The Debacle in Kosovo: Will Ground Troops Be Next?

April 06, 1999

Mark Weisbrot
Knight-Ridder/Tribune Media Services, April 6, 1999

The bombing of Yugoslavia is turning out to be a foreign policy debacle of disastrous proportions, yet most of the chattering class insists that we can turn things around if we only commit more troops. We have heard that before.

Nearly two weeks into the war, our government (which has the dominant voice in NATO) has actually helped to create most of the worst case scenario that its intervention was supposed to prevent. Nearly 400,000 people have fled Kosovo since the bombing began. The influx of refugees has already begun to destabilize the region. Macedonia, for example, has a large Albanian population, and the arriving Kosovars will increase tensions there. There are potential ethnic and national conflicts throughout the region, and almost every neighboring country has reason to be nervous.

Meanwhile, the population of Belgrade, furious at the bombing of their city, has rallied around Yugoslavian President Slobodan Milosevic as perhaps never before.

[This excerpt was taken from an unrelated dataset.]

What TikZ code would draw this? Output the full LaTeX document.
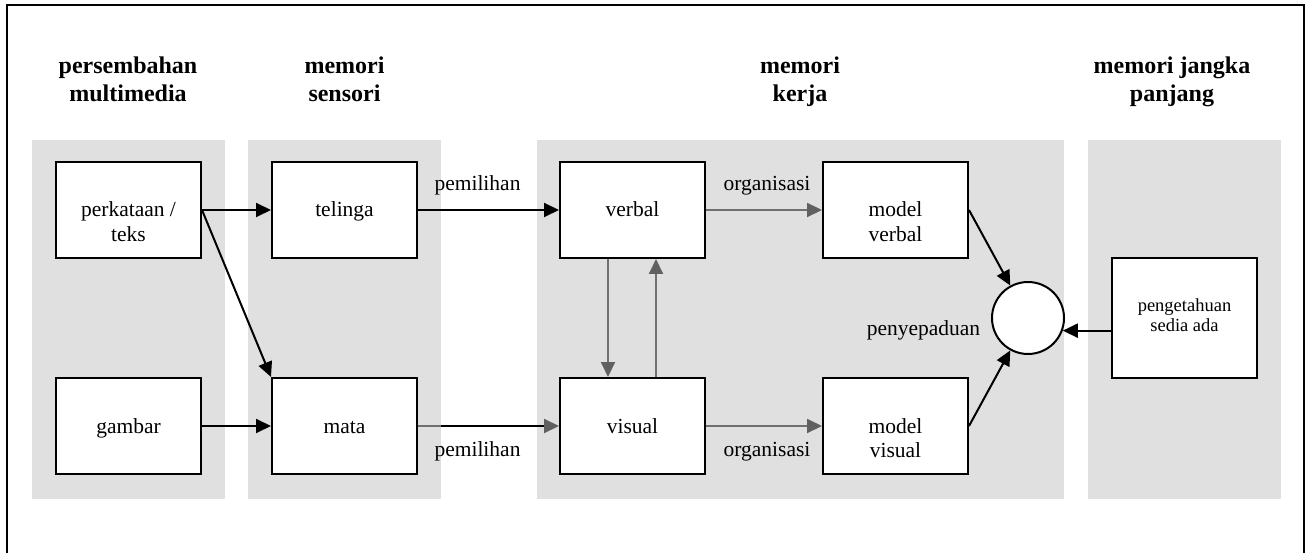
\documentclass[tikz,border=0pt]{standalone}
\usepackage{fontspec}
\setmainfont{Liberation Serif}
\usetikzlibrary{arrows.meta,calc}

\definecolor{panelgray}{RGB}{224,224,224}
\definecolor{flowgray}{RGB}{112,112,112}
\definecolor{headgray}{RGB}{96,96,96}

% centred lines whose baseline is the baseline of the first line
\newcommand{\stacktext}[1]{\begin{tabular}[t]{@{}c@{}}#1\end{tabular}}

\tikzset{
  panel/.style={fill=panelgray, draw=none},
  stage/.style={draw=black, line width=2pt, fill=white,
    minimum width=145pt, minimum height=96pt, inner sep=0pt},
  boxtext/.style={anchor=base, inner sep=0pt, font=\fontsize{21.5}{24.5}\selectfont},
  smalltext/.style={anchor=base, inner sep=0pt, font=\fontsize{18.5}{20.5}\selectfont},
  heading/.style={anchor=base, inner sep=0pt, font=\fontsize{24}{27.5}\selectfont\bfseries},
  tag/.style={anchor=base, inner sep=0pt, font=\fontsize{21.5}{24.5}\selectfont},
  flow/.style={line width=2pt, draw=black, -{Triangle[length=15pt,width=14pt]}},
  greyflow/.style={line width=2pt, draw=flowgray,
    -{Triangle[length=15pt,width=14pt,color=headgray]}},
}

\begin{document}
\begin{tikzpicture}[x=1pt,y=-1pt]
\useasboundingbox (0,0) rectangle (1311,553);
\clip (0,0) rectangle (1311,553);

% outer frame, its lower edge runs past the page
\draw[line width=2.5pt] (7,5) rectangle (1304,575);

% shaded stage panels
\fill[panel] (32,140) rectangle (225,499);
\fill[panel] (248,140) rectangle (441,499);
\fill[panel] (537,140) rectangle (1064,499);
\fill[panel] (1088,140) rectangle (1281,499);

% column headings
\node[heading] (h1) at (128,74) {\stacktext{persembahan\\multimedia}};
\node[heading] (h2) at (344.5,74) {\stacktext{memori\\sensori}};
\node[heading] (h3) at (800,74) {\stacktext{memori\\kerja}};
\node[heading] (h4) at (1172,74) {\stacktext{memori jangka\\panjang}};

% boxes
\node[stage] (pt) at (128.5,210) {};
\node[stage] (gb) at (128.5,426) {};
\node[stage] (tl) at (344.5,210) {};
\node[stage] (mt) at (344.5,426) {};
\node[stage] (vb) at (632.5,210) {};
\node[stage] (vs) at (632.5,426) {};
\node[stage] (mvb) at (895.5,210) {};
\node[stage] (mvs) at (895.5,426) {};
\node[stage, minimum height=120pt] (pk) at (1184.5,318) {};
\node[circle, draw=black, line width=2pt, fill=white, minimum size=72pt,
  inner sep=0pt] (ig) at (1028,318) {};

% box texts
\node[boxtext] (tpt) at ($(pt.center)+(0,7)$) {\stacktext{perkataan /\\teks}};
\node[boxtext] (tgb) at ($(gb.center)+(0,7)$) {gambar};
\node[boxtext] (ttl) at ($(tl.center)+(0,7)$) {telinga};
\node[boxtext] (tmt) at ($(mt.center)+(0,7)$) {mata};
\node[boxtext] (tvb) at ($(vb.center)+(0,7)$) {verbal};
\node[boxtext] (tvs) at ($(vs.center)+(0,7)$) {visual};
\node[boxtext] (tmvb) at ($(mvb.center)+(0,7)$) {\stacktext{model\\verbal}};
\node[boxtext] (tmvs) at ($(mvs.center)+(0,7)$) {\stacktext{model\\visual}};
\node[smalltext] (tpk) at ($(pk.center)+(0,-6.5)$) {\stacktext{pengetahuan\\sedia ada}};

% connectors
\draw[flow] (pt.east) -- (tl.west);
\draw[flow] (pt.east) -- (mt.north west);
\draw[flow] (gb.east) -- (mt.west);
\draw[flow] (tl.east) -- (vb.west);
\draw[line width=2pt, draw=black, -{Triangle[length=15pt,width=14pt,color=headgray]}]
  (mt.east) -- (vs.west);
\coordinate (edge2) at (441,426);
\draw[line width=2pt, draw=flowgray] (mt.east) -- (edge2);

\draw[greyflow] ([xshift=-24.5pt]vb.south) -- ([xshift=-24.5pt]vs.north);
\draw[greyflow] ([xshift=23.5pt]vs.north) -- ([xshift=23.5pt]vb.south);
\draw[greyflow] (vb.east) -- (mvb.west);
\draw[greyflow] (vs.east) -- (mvs.west);

\draw[flow] (mvb.east) -- (ig);
\draw[flow] (mvs.east) -- (ig);
\draw[flow] (pk.west |- ig.-20) -- (ig.-20);

% connector labels
\node[tag] (l1) at (477.5,191) {pemilihan};
\node[tag] (l2) at (477.5,456) {pemilihan};
\node[tag] (l3) at (767,191) {organisasi};
\node[tag] (l4) at (767,456) {organisasi};
\node[tag] (l5) at (923.5,335) {penyepaduan};
\end{tikzpicture}
\end{document}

Yet the talking heads on TV implore us to send ground troops to finish the job. That’s easy for them to say: they won’t be getting shot in the Balkans fighting someone else’s war. And neither will their kids. Recall that out of 535 members of Congress during the Gulf War, only four had children in the Persian Gulf. We have an economic draft in America: working class, poor, and minority kids will be the ones most likely to die for the preservation of NATO’s credibility.

Anyone who thinks the Serbs will be easily subdued in ground combat is dreaming. The Axis powers had 40 divisions in Yugoslavia during World War II, and the Nazis were particularly brutal. They killed hundreds of thousands of Serbs — mostly civilians — and many others. But they failed to destroy the Yugoslav resistance.

Many liberals (as well as conservatives) insist that we “cannot just stand by” in the face of atrocities. But as we have seen, our military action is only capable of making things worse. This was true even before the bombing started, because the prospect of NATO intervention probably made the Kosovar Albanians less willing to reach a negotiated solution.

In fact, we are sending a very dangerous message to every ethnic minority that wants an independent state: just keep killing people — including civilians — and you could wind up having NATO for your air force.

Americans are understandably sympathetic to the plight of the Kosovar Albanians being driven from their homes. But it would be a mistake to believe that our government is waging this war in order to help anyone. We now know that US intelligence anticipated that Milosevic would respond to the bombing with a massive “ethnic cleansing” of Kosovo. Yet they not only went ahead and bombed, they did nothing to prepare for the ensuing refugee crisis. Why? Because they do not really care about the Kosovars. Although they are now airlifting some of the displaced Albanians to safety, the amount that the Clinton administration allocated for refugee since the bombing began is telling: $58.5 million dollars. That’s about the cost of 29 air-launched cruise missiles fired at Belgrade.

As for Milosevic, he would probably rank somewhere in the middle of a list of war criminals, dictators, and other despots that our government has sponsored over the last 50 years. Human rights have not been a serious concern of U.S. foreign policy, and it would very naïve to think that things have suddenly changed.

In Vietnam we were also told that we were “saving” the people there, even as we defoliated their forests and covered vast areas of land with moonlike craters. And of course our national security was supposedly at stake. But the communists won, and the only resulting threat to America’s security has been Nike’s ability to hire Vietnamese factory workers at $1.60 a day.

After these deceptions, the public became highly skeptical of involvement in foreign military adventures. But our foreign policy elite is disdainful of such isolationist tendencies among the citizenry. These people consider themselves not only technically but morally superior to ordinary Americans, because of their concern with strategic interests and their ready willingness to go to war against whomever our government chooses as its “enemy-of-the-month.”

But the average citizens who may or may not be able to find what remains of Yugoslavia on a map care a lot more about human life — both here and abroad — than the average pundit or politician. They are a lot less interested in ruling the world, or how foreign policy will “play” in the next elections. Let’s hope they can hold their own this time against the steady stream of pro-war propaganda on the tube.